Calculating dB: Understanding the Addition of Sound Intensities

[joe215]

Homework Statement

What is 80dB+75dB?

I found the individual intesities to be 0.0001 and .0000316228

Then I added them and:

dB=10log(1.31622x10^-4/1x10^-12)=81.19 dB

Is that right?

Thanks!

 

[jambaugh]

Whether you add values directly or add the intensities must be determined from the specific context. Without any I would assume you're adding numbers so 80dB + 75dB=155dB.

If for example you are considering decibel amplification or attenuation in stages then the sequential scaling of intensities will multiply and so again the decibel gains will add.

If you are superposing two sources with decibel intensities relative to some base level then your method would be correct.

But as you can see two contexts yields two different methods. Do you have more info?

 

[skeptic2]

Decibels are used in so many different ways it would help to know how the decibels are being used to be sure of getting the right answer. Generally decibels represent a ratio or more precisely 10 times the logarithm of a ratio. When used to represent an intensity, they usually have another letter to indicate what they are representing such as dBm or dBu. When the ratio is between two voltages, decibels are usually calculated using 20 times the logarithm instead of 10 times so the dB value represents the power ratio, not the voltage ratio.
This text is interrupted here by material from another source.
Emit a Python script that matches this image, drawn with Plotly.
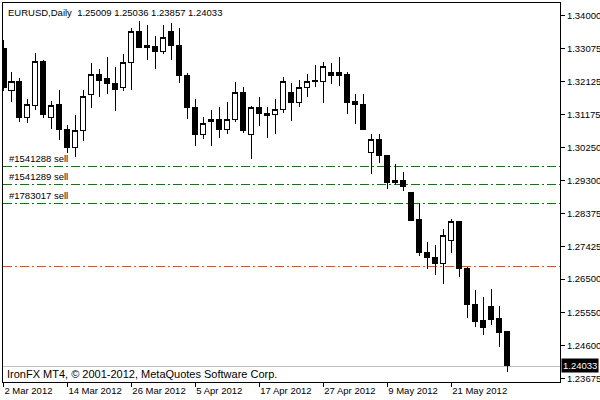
import pandas as pd
import plotly.graph_objects as go

# ---- data ----
dates = [d.strftime("%Y-%m-%d") for d in pd.bdate_range("2012-03-02", "2012-05-30")]

open_ = [1.33080, 1.31885, 1.32141, 1.31088, 1.31438, 1.32690, 1.31088, 1.31458,
         1.30774, 1.30262, 1.30726, 1.31771, 1.32340, 1.32226, 1.32084, 1.31942,
         1.32682, 1.33564, 1.33146, 1.33137, 1.32975, 1.33564, 1.33166, 1.32312,
         1.31401, 1.30632, 1.31031, 1.31031, 1.30774, 1.31059, 1.31828, 1.30632,
         1.31401, 1.31230, 1.31201, 1.31344, 1.31808, 1.31543, 1.31942, 1.32169,
         1.32121, 1.32377, 1.32377, 1.32340, 1.31552, 1.31486, 1.30111, 1.30481,
         1.30034, 1.29246, 1.29322, 1.28972, 1.28184, 1.27264, 1.27122, 1.26951,
         1.27614, 1.28127, 1.26808, 1.25784, 1.25308, 1.25707, 1.25385, 1.25009]
high = [1.33308, 1.32406, 1.32226, 1.31628, 1.32938, 1.32739, 1.31580, 1.31885,
        1.30888, 1.31173, 1.31885, 1.32653, 1.32483, 1.32824, 1.32540, 1.32910,
        1.33650, 1.33849, 1.33735, 1.33422, 1.33735, 1.33792, 1.33650, 1.32369,
        1.31628, 1.31116, 1.31315, 1.31409, 1.31543, 1.32112, 1.31979, 1.31438,
        1.31694, 1.31401, 1.31628, 1.32263, 1.32084, 1.32169, 1.32340, 1.32596,
        1.32682, 1.32653, 1.32833, 1.32397, 1.31771, 1.31771, 1.30632, 1.30632,
        1.30040, 1.29769, 1.29542, 1.28989, 1.28676, 1.27549, 1.27472, 1.27919,
        1.28204, 1.28155, 1.26837, 1.26191, 1.25983, 1.26219, 1.25735, 1.25036]
low = [1.31856, 1.31552, 1.30982, 1.30945, 1.31315, 1.31088, 1.30774, 1.30461,
       1.30091, 1.29986, 1.30433, 1.31381, 1.31694, 1.31771, 1.31295, 1.31865,
       1.31885, 1.33080, 1.32739, 1.32483, 1.32910, 1.32739, 1.32093, 1.31059,
       1.30299, 1.30490, 1.30299, 1.30518, 1.30632, 1.30982, 1.30669, 1.29920,
       1.30868, 1.30527, 1.30632, 1.31238, 1.31011, 1.31409, 1.31694, 1.31962,
       1.31523, 1.32047, 1.32007, 1.31193, 1.30908, 1.30746, 1.29485, 1.29798,
       1.29075, 1.29180, 1.29009, 1.28150, 1.27159, 1.26780, 1.26618, 1.26361,
       1.27236, 1.26547, 1.25402, 1.25129, 1.24910, 1.25194, 1.24576, 1.23857]
close = [1.31970, 1.32141, 1.31096, 1.31458, 1.32710, 1.31201, 1.31438, 1.30774,
         1.30262, 1.30746, 1.31714, 1.32340, 1.32169, 1.32084, 1.31913, 1.32682,
         1.33564, 1.33109, 1.33089, 1.32975, 1.33394, 1.33166, 1.32292, 1.31381,
         1.30632, 1.30917, 1.30982, 1.30774, 1.31059, 1.31828, 1.30726, 1.31401,
         1.31230, 1.31173, 1.31344, 1.32141, 1.31543, 1.31942, 1.32121, 1.32121,
         1.32540, 1.32312, 1.32312, 1.31543, 1.31478, 1.30774, 1.30481, 1.30014,
         1.29251, 1.29322, 1.29132, 1.28164, 1.27253, 1.27110, 1.26951, 1.27748,
         1.28147, 1.26808, 1.25784, 1.25288, 1.25117, 1.25357, 1.24975, 1.24033]

tick_dates = ["2012-03-02", "2012-03-14", "2012-03-26", "2012-04-05",
              "2012-04-17", "2012-04-27", "2012-05-09", "2012-05-21"]
tick_text = ["2 Mar 2012", "14 Mar 2012", "26 Mar 2012", "5 Apr 2012",
             "17 Apr 2012", "27 Apr 2012", "9 May 2012", "21 May 2012"]

price_ticks = [1.34000, 1.33075, 1.32125, 1.31175, 1.30250, 1.29300,
               1.28375, 1.27425, 1.26500, 1.25550, 1.24600, 1.23675]

order_names = ["#1541288 sell", "#1541289 sell", "#1783017 sell"]
order_prices = [1.29721, 1.29209, 1.28668]
stop_price = 1.26883
bid_price = close[-1]

FONT = "Liberation Sans, Arial, sans-serif"

fig = go.Figure()
fig.add_trace(go.Candlestick(
    x=dates, open=open_, high=high, low=low, close=close,
    increasing=dict(fillcolor="white", line=dict(color="black", width=1)),
    decreasing=dict(fillcolor="black", line=dict(color="black", width=1)),
    whiskerwidth=0, showlegend=False, hoverinfo="skip",
))

shapes = []
for p in order_prices:
    shapes.append(dict(type="line", xref="paper", x0=0, x1=1, yref="y", y0=p, y1=p,
                       line=dict(color="#008000", width=1, dash="9px,3px,2px,3px"),
                       layer="below"))
shapes.append(dict(type="line", xref="paper", x0=0, x1=1, yref="y", y0=stop_price, y1=stop_price,
                   line=dict(color="#FF4500", width=1, dash="9px,3px,2px,3px"), layer="below"))
shapes.append(dict(type="line", xref="paper", x0=0, x1=1, yref="y", y0=bid_price, y1=bid_price,
                   line=dict(color="#C0C0C0", width=1), layer="below"))

annotations = []
annotations.append(dict(
    xref="paper", yref="paper", x=0, y=1, xanchor="left", yanchor="top",
    xshift=3, yshift=-2, showarrow=False,
    text=f"EURUSD,Daily\u00a0 {open_[-1]:.5f} {high[-1]:.5f} {low[-1]:.5f} {close[-1]:.5f}",
    font=dict(family=FONT, size=9.5, color="black")))
for name, p in zip(order_names, order_prices):
    annotations.append(dict(
        xref="paper", yref="y", x=0, y=p, xanchor="left", yanchor="bottom",
        xshift=4, yshift=0, showarrow=False, text=name,
        font=dict(family=FONT, size=9.5, color="black")))
annotations.append(dict(
    xref="paper", yref="paper", x=0, y=0, xanchor="left", yanchor="bottom",
    xshift=2, yshift=0, showarrow=False,
    text="IronFX MT4, \u00a9 2001-2012, MetaQuotes Software Corp.",
    font=dict(family=FONT, size=11, color="black")))
annotations.append(dict(
    xref="paper", yref="y", x=1, y=bid_price, xanchor="left", yanchor="middle",
    xshift=1, showarrow=False, text=f"{bid_price:.5f}", bgcolor="black",
    borderpad=1, font=dict(family=FONT, size=9.5, color="white")))

fig.update_layout(
    width=600, height=400,
    margin=dict(l=3, r=40, t=3, b=18, autoexpand=False),
    paper_bgcolor="white", plot_bgcolor="white",
    boxgap=0.35, boxgroupgap=0,
    shapes=shapes, annotations=annotations,
    font=dict(family=FONT, size=9.5, color="black"),
    xaxis=dict(
        type="category", categoryorder="array", categoryarray=dates,
        range=[-0.05, 69.6], rangeslider=dict(visible=False),
        tickmode="array", tickvals=tick_dates, ticktext=tick_text,
        ticks="outside", ticklen=4, tickcolor="black", ticklabelposition="outside right",
        showgrid=False, zeroline=False, showline=True, linecolor="black", linewidth=1,
        mirror=True, automargin=False, tickfont=dict(family=FONT, size=9.5, color="black"),
    ),
    yaxis=dict(
        side="right", range=[1.23571, 1.34362],
        tickmode="array", tickvals=price_ticks, ticktext=[f"{v:.5f}" for v in price_ticks],
        ticks="outside", ticklen=4, tickcolor="black",
        showgrid=False, zeroline=False, showline=True, linecolor="black", linewidth=1,
        mirror=True, automargin=False, tickfont=dict(family=FONT, size=9.5, color="black"),
    ),
)

# rendering-only tweaks: no page margin, snap 1px horizontal shape lines to pixel rows
post = (
    "document.body.style.margin='0';document.body.style.overflow='hidden';"
    "function __fix(){"
    "document.querySelectorAll('.boxlayer path').forEach(function(p){p.style.shapeRendering='crispEdges';});"
    "document.querySelectorAll('.shapelayer path').forEach(function(p){"
    "var d=p.getAttribute('d')||'';"
    "var m=d.match(/^M([-\\d.e]+),([-\\d.e]+)L([-\\d.e]+),([-\\d.e]+)$/);"
    "if(m && p.getAttribute('data-snapped')!=='1'){var y=Math.round(parseFloat(m[2]))+0.5;"
    "p.setAttribute('d','M'+m[1]+','+y+'L'+m[3]+','+y);p.setAttribute('data-snapped','1');}});}"
    "__fix();"
    "var __gd=document.getElementById('{plot_id}');"
    "if(__gd&&__gd.on){__gd.on('plotly_afterplot',__fix);}"
    "setTimeout(__fix,0);setTimeout(__fix,50);setTimeout(__fix,300);"
)
fig.write_html("out.html", config={"displayModeBar": False, "staticPlot": True},
               post_script=post)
Note: when decibels are used for voltages, all the voltages must be measured at the same impedance.

Usually when decibels are added, they are simply added which is equivalent to multiplying the base ratios. Note that decibel values greater than zero represent ratios or values greater than one and values less than zero represent numbers between zero and one. Adding decibels is equivalent to multiplying the base values and subtracting is equivalent to dividing.

If I understand the problem correctly, you have several errors in your example resulting in a wrong answer.